[Plotting code records]

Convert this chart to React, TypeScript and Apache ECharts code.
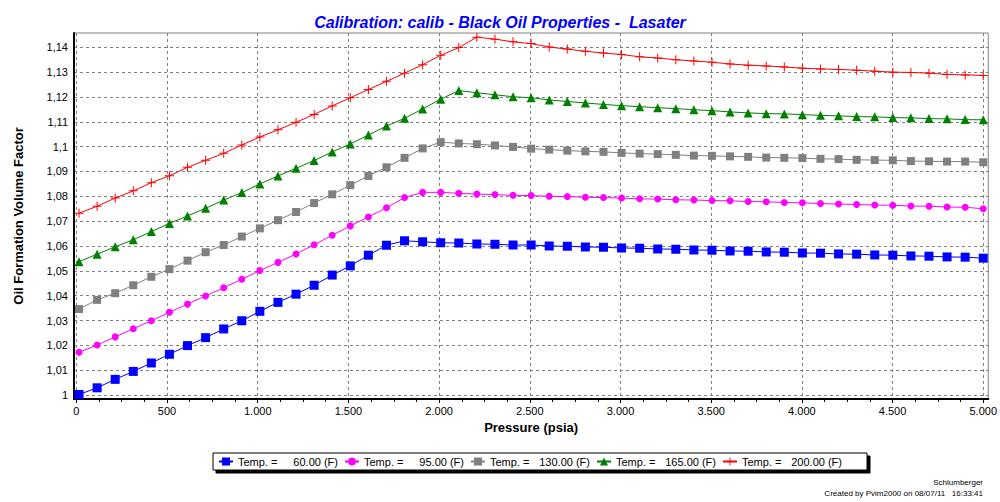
import React, { useEffect, useRef } from "react";
import * as echarts from "echarts";

const pressures = [
  14.7, 114.4, 214.1, 313.8, 413.5, 513.2, 612.9, 712.6, 812.4, 912.1,
  1011.8, 1111.5, 1211.2, 1310.9, 1410.6, 1510.3, 1610.0, 1709.7, 1809.4, 1909.1,
  2008.8, 2108.5, 2208.2, 2307.9, 2407.6, 2507.4, 2607.1, 2706.8, 2806.5, 2906.2,
  3005.9, 3105.6, 3205.3, 3305.0, 3404.7, 3504.4, 3604.1, 3703.8, 3803.5, 3903.2,
  4002.9, 4102.6, 4202.4, 4302.1, 4401.8, 4501.5, 4601.2, 4700.9, 4800.6, 4900.3,
  5000.0,
];

const temps = ["60.00 (F)", "95.00 (F)", "130.00 (F)", "165.00 (F)", "200.00 (F)"];

const bo60 = [
  1.0002, 1.0029, 1.0063, 1.0095, 1.0129, 1.0164, 1.0199, 1.0231, 1.0266, 1.0299,
  1.0337, 1.0373, 1.0406, 1.0442, 1.0483, 1.052, 1.0563, 1.0603, 1.0621, 1.0617,
  1.0613, 1.0612, 1.0608, 1.0607, 1.0604, 1.0604, 1.06, 1.0599, 1.0596, 1.0595,
  1.0592, 1.0591, 1.0588, 1.0587, 1.0584, 1.0583, 1.058, 1.0579, 1.0576, 1.0575,
  1.0572, 1.0571, 1.0568, 1.0567, 1.0564, 1.0563, 1.056, 1.0559, 1.0556, 1.0555,
  1.0551,
];

const bo95 = [
  1.0172, 1.0201, 1.0234, 1.0267, 1.0299, 1.0333, 1.0366, 1.0399, 1.0432, 1.0466,
  1.0501, 1.0534, 1.0568, 1.0605, 1.0643, 1.0681, 1.0717, 1.0754, 1.0795, 1.0816,
  1.0816, 1.0812, 1.0809, 1.0807, 1.0804, 1.0803, 1.08, 1.0799, 1.0796, 1.0795,
  1.0793, 1.079, 1.0789, 1.0786, 1.0785, 1.0783, 1.0782, 1.0779, 1.0778, 1.0775,
  1.0774, 1.0771, 1.0769, 1.0767, 1.0765, 1.0764, 1.0761, 1.076, 1.0757, 1.0756,
  1.075,
];

const bo130 = [
  1.0346, 1.0383, 1.041, 1.0442, 1.0476, 1.0507, 1.0541, 1.0575, 1.0604, 1.0638,
  1.0671, 1.0704, 1.0737, 1.0773, 1.0808, 1.0845, 1.0882, 1.0917, 1.0955, 1.0993,
  1.1018, 1.1013, 1.101, 1.1005, 1.0999, 1.0992, 1.0988, 1.0984, 1.0981, 1.0979,
  1.0975, 1.0972, 1.097, 1.0967, 1.0964, 1.0963, 1.0961, 1.0959, 1.0956, 1.0955,
  1.0954, 1.0951, 1.095, 1.0947, 1.0946, 1.0945, 1.0942, 1.0941, 1.094, 1.094,
  1.0937,
];

const bo165 = [
  1.0537, 1.0567, 1.0597, 1.0625, 1.0658, 1.0691, 1.0721, 1.0752, 1.0785, 1.0815,
  1.085, 1.0882, 1.0913, 1.0944, 1.0979, 1.1011, 1.1047, 1.1083, 1.1114, 1.1152,
  1.1191, 1.1226, 1.1217, 1.1209, 1.1201, 1.1197, 1.1188, 1.1182, 1.1176, 1.117,
  1.1165, 1.1161, 1.1157, 1.1153, 1.1149, 1.1145, 1.114, 1.1136, 1.1133, 1.1132,
  1.1129, 1.1126, 1.1124, 1.1121, 1.112, 1.1117, 1.1116, 1.1113, 1.1112, 1.1109,
  1.1108,
];

const bo200 = [
  1.0732, 1.076, 1.0793, 1.0822, 1.0855, 1.0883, 1.0917, 1.0945, 1.0973, 1.1007,
  1.1039, 1.1068, 1.1098, 1.113, 1.1164, 1.1197, 1.123, 1.1263, 1.1296, 1.133,
  1.1368, 1.1399, 1.1441, 1.1433, 1.1422, 1.1415, 1.1401, 1.1393, 1.1384, 1.1377,
  1.1371, 1.1362, 1.1357, 1.135, 1.1345, 1.134, 1.1333, 1.1328, 1.1325, 1.1321,
  1.1316, 1.1313, 1.1311, 1.1308, 1.1304, 1.13, 1.1299, 1.1296, 1.1291, 1.1289,
  1.1287,
];

const yTicks = [1, 1.01, 1.02, 1.03, 1.04, 1.05, 1.06, 1.07, 1.08, 1.09, 1.1, 1.11, 1.12, 1.13, 1.14];
const xLabels = [0, 500, 1000, 1500, 2000, 2500, 3000, 3500, 4000, 4500, 5000];
const xMinorTicks = [
  0, 125, 250, 375, 500, 625, 750, 875, 1000, 1125, 1250, 1375, 1500, 1625, 1750, 1875,
  2000, 2125, 2250, 2375, 2500, 2625, 2750, 2875, 3000, 3125, 3250, 3375, 3500, 3625,
  3750, 3875, 4000, 4125, 4250, 4375, 4500, 4625, 4750, 4875, 5000,
];

const FONT = "Liberation Sans, Arial, sans-serif";

export default function App() {
  const ref = useRef<HTMLDivElement>(null);

  useEffect(() => {
    if (!ref.current) return;
    const chart = echarts.init(ref.current, null, { renderer: "svg" });

    const seriesDefs = [
      { vals: bo60, color: "#0000ff", symbol: "rect", size: 9 },
      { vals: bo95, color: "#ff00ff", symbol: "circle", size: 7 },
      { vals: bo130, color: "#808080", symbol: "rect", size: 8 },
      { vals: bo165, color: "#008000", symbol: "triangle", size: 9 },
      { vals: bo200, color: "#ff0000", symbol: "path://M4,0h1v9h-1z M0,4h9v1h-9z", size: 9 },
    ];

    const series = seriesDefs.map((d, i) => ({
      name: temps[i],
      type: "line",
      xAxisIndex: 0,
      yAxisIndex: 0,
      data: pressures.map((p, j) => [p, d.vals[j]]),
      symbol: d.symbol,
      symbolSize: d.size,
      showSymbol: true,
      lineStyle: { color: d.color, width: 1 },
      itemStyle: { color: d.color },
      emphasis: { disabled: true },
    }));

    const xFmt = (v: number) =>
      String(Math.round(v)).replace(/\B(?=(\d{3})+(?!\d))/g, ".");
    const yFmt = (v: number) => String(Math.round(v * 100) / 100).replace(".", ",");

    chart.setOption({
      animation: false,
      backgroundColor: "#ffffff",
      title: {
        text: "Calibration: calib - Black Oil Properties -  Lasater",
        left: "center",
        top: 9,
        textStyle: {
          color: "#0000ff",
          fontStyle: "italic",
          fontWeight: "bold",
          fontSize: 16,
          fontFamily: FONT,
        },
      },
      legend: {
        left: 213,
        top: 453,
        orient: "horizontal",
        itemWidth: 14,
        itemHeight: 10,
        itemGap: 6,
        padding: [3, 25, 3, 5],
        backgroundColor: "#ffffff",
        borderColor: "#000000",
        borderWidth: 1,
        shadowColor: "#000000",
        shadowOffsetX: 3,
        shadowOffsetY: 3,
        shadowBlur: 0,
        data: temps,
        formatter: (name: string) => `{a|Temp. =}{b|${name}}`,
        textStyle: {
          fontFamily: FONT,
          fontSize: 11,
          color: "#000000",
          rich: {
            a: { width: 45, fontSize: 11, fontFamily: FONT },
            b: { width: 55, align: "right", fontSize: 11, fontFamily: FONT },
          },
        },
      },
      grid: {
        left: 74,
        right: 10,
        top: 33,
        bottom: 103,
        show: true,
        borderColor: "#808080",
        borderWidth: 1,
        backgroundColor: "#ffffff",
      },
      xAxis: [
        {
          type: "value",
          min: -13,
          max: 5027.5,
          position: "bottom",
          name: "Pressure (psia)",
          nameLocation: "middle",
          nameGap: 20,
          nameTextStyle: { fontFamily: FONT, fontWeight: "bold", fontSize: 13, color: "#000" },
          axisLine: { show: true, onZero: false, lineStyle: { color: "#000", width: 2 } },
          axisTick: { show: true, length: 4, customValues: xLabels, lineStyle: { color: "#000" } },
          axisLabel: {
            customValues: xLabels,
            formatter: xFmt,
            fontFamily: FONT,
            fontSize: 11,
            color: "#000",
            margin: 6,
          },
          splitLine: { show: true, lineStyle: { color: "#808080", type: [3, 3], width: 1 } },
        },
        {
          type: "value",
          min: -13,
          max: 5027.5,
          position: "bottom",
          axisLine: { show: false },
          axisLabel: { show: false },
          splitLine: { show: false },
          axisTick: { show: true, length: 3, customValues: xMinorTicks, lineStyle: { color: "#000" } },
        },
      ],
      yAxis: {
        type: "value",
        min: 0.99839,
        max: 1.14577,
        name: "Oil Formation Volume Factor",
        nameLocation: "middle",
        nameGap: 49,
        nameTextStyle: { fontFamily: FONT, fontWeight: "bold", fontSize: 13, color: "#000" },
        axisLine: { show: true, onZero: false, lineStyle: { color: "#000", width: 2 } },
        axisTick: { show: false, customValues: yTicks },
        axisLabel: {
          customValues: yTicks,
          formatter: yFmt,
          fontFamily: FONT,
          fontSize: 11,
          color: "#000",
          margin: 6,
        },
        splitLine: { show: true, lineStyle: { color: "#808080", type: [3, 3], width: 1 } },
      },
      graphic: [
        {
          type: "text",
          right: 17,
          top: 478,
          style: { text: "Schlumberger", font: `8px ${FONT}`, fill: "#000" },
        },
        {
          type: "text",
          right: 17,
          top: 489,
          style: { text: "Created by Pvim2000 on 08/07/11   16:33:41", font: `8px ${FONT}`, fill: "#000" },
        },
      ],
      series,
    });

    return () => chart.dispose();
  }, []);

  return (
    <div
      ref={ref}
      style={{ position: "fixed", left: 0, top: 0, width: 1000, height: 502, background: "#fff" }}
    />
  );
}
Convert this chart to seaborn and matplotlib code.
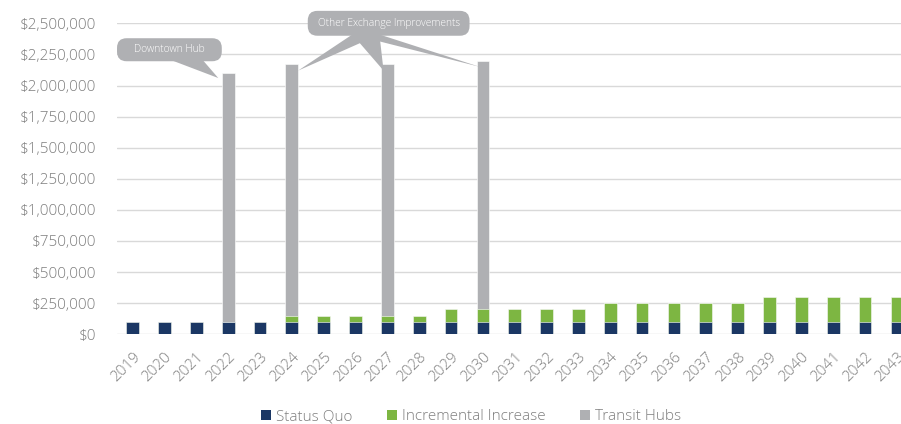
import numpy as np
import pandas as pd
import matplotlib
matplotlib.use("Agg")
import matplotlib.pyplot as plt
import seaborn as sns
from matplotlib.patches import FancyBboxPatch, Polygon, Patch
from matplotlib.ticker import FuncFormatter

years = [str(y) for y in range(2019, 2044)]
status_quo = [100000] * 25
incremental = [0, 0, 0, 0, 0,
               50000, 50000, 50000, 50000, 50000,
               100000, 100000, 100000, 100000, 100000,
               150000, 150000, 150000, 150000, 150000,
               200000, 200000, 200000, 200000, 200000]
transit_hubs = [0, 0, 0, 2000000, 0, 2020000, 0, 0, 2020000, 0, 0, 2000000, 0,
                0, 0, 0, 0, 0, 0, 0, 0, 0, 0, 0, 0]
series_names = ["Status Quo", "Incremental Increase", "Transit Hubs"]
colors = ["#1b3764", "#7db642", "#afb0b3"]
y_ticks = list(range(0, 2500001, 250000))

df = pd.DataFrame({"year": years, "sq": status_quo, "inc": incremental, "hub": transit_hubs})
df["lvl2"] = df["sq"] + df["inc"]
df["total"] = df["lvl2"] + df["hub"]

sns.set_theme(style="white")
plt.rcParams["font.family"] = ["Open Sans", "DejaVu Sans"]
plt.rcParams["font.weight"] = "light"
fig = plt.figure(figsize=(9.01, 4.24), dpi=100)
W, H = 901, 424
ax = fig.add_axes([116.7 / W, 1 - 334.3 / H, (912.8 - 116.7) / W, (334.3 - 23.3) / H])

bw = 0.4
for col, c in zip(["total", "lvl2", "sq"], colors[::-1]):
    sns.barplot(data=df, x="year", y=col, color=c, width=bw, ax=ax,
                saturation=1, edgecolor="white", linewidth=0.4, zorder=3)

txt = "#7f7f7f"
fs = 11
ax.set_xlim(-0.5, 24.5)
ax.set_ylim(0, 2500000)
ax.set_yticks(y_ticks)
ax.yaxis.set_major_formatter(FuncFormatter(lambda v, p: f"${v:,.0f}"))
ax.grid(axis="y", color="#d9d9d9", linewidth=1, zorder=0)
ax.set_axisbelow(True)
for s in ax.spines.values():
    s.set_visible(False)
ax.set_xlabel("")
ax.set_ylabel("")
ax.tick_params(axis="y", length=0, pad=15, labelsize=fs, labelcolor=txt)
ax.tick_params(axis="x", length=0, pad=11, labelsize=fs, labelcolor=txt)
for lab in ax.get_xticklabels():
    lab.set_rotation(45)
    lab.set_ha("right")
    lab.set_rotation_mode("anchor")

# callouts
px_x = (912.8 - 116.7) / 25.0
px_y = (334.3 - 23.3) / 2500000.0
aspect = px_x / px_y
gray = "#afb0b3"

def callout(x0, x1, y0, y1, text, base, tips):
    box = FancyBboxPatch((x0, y0), x1 - x0, y1 - y0,
                         boxstyle="round,pad=0,rounding_size=0.3",
                         mutation_aspect=aspect, fc=gray, ec="none",
                         clip_on=False, zorder=5)
    ax.add_patch(box)
    for tip in tips:
        poly = Polygon([(base[0], y0 + 10000), (base[1], y0 + 10000), tip],
                       closed=True, fc=gray, ec="none", clip_on=False, zorder=5)
        ax.add_patch(poly)
    ax.text((x0 + x1) / 2, (y0 + y1) / 2, text, ha="center", va="center",
            color="white", fontsize=7.4, zorder=6, clip_on=False)

i22 = years.index("2022")
callout(-0.49, 2.8, 2195000, 2380000, "Downtown Hub", (1.2, 2.2),
        [(i22 - 0.31, df["total"][i22] - 40000)])
tips = []
for yr, dx in [("2024", 0.2), ("2027", -0.12), ("2030", -0.1)]:
    i = years.index(yr)
    tips.append((i + dx, df["total"][i] - 50000))
callout(5.5, 10.58, 2400000, 2600000, "Other Exchange Improvements", (6.9, 7.75), tips)

handles = [Patch(fc=c, ec="none") for c in colors]
fig.legend(handles, series_names, loc="center", bbox_to_anchor=(471 / W, 1 - 417 / H),
           ncol=3, frameon=False, fontsize=fs, labelcolor=txt,
           handlelength=0.65, handleheight=0.65, handletextpad=0.3, columnspacing=2.3)

fig.savefig("out.png", dpi=100)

* SHORT PROBLEM:
Output exactly the lines from the one containing "Convert this chart to seaborn" through the one containing "from matplotlib.ticker import FuncFormatter", both included, and nothing else; leave out any pictures.

* TASK ANSWER:
Convert this chart to seaborn and matplotlib code.
import numpy as np
import pandas as pd
import matplotlib
matplotlib.use("Agg")
import matplotlib.pyplot as plt
import seaborn as sns
from matplotlib.patches import FancyBboxPatch, Polygon, Patch
from matplotlib.ticker import FuncFormatter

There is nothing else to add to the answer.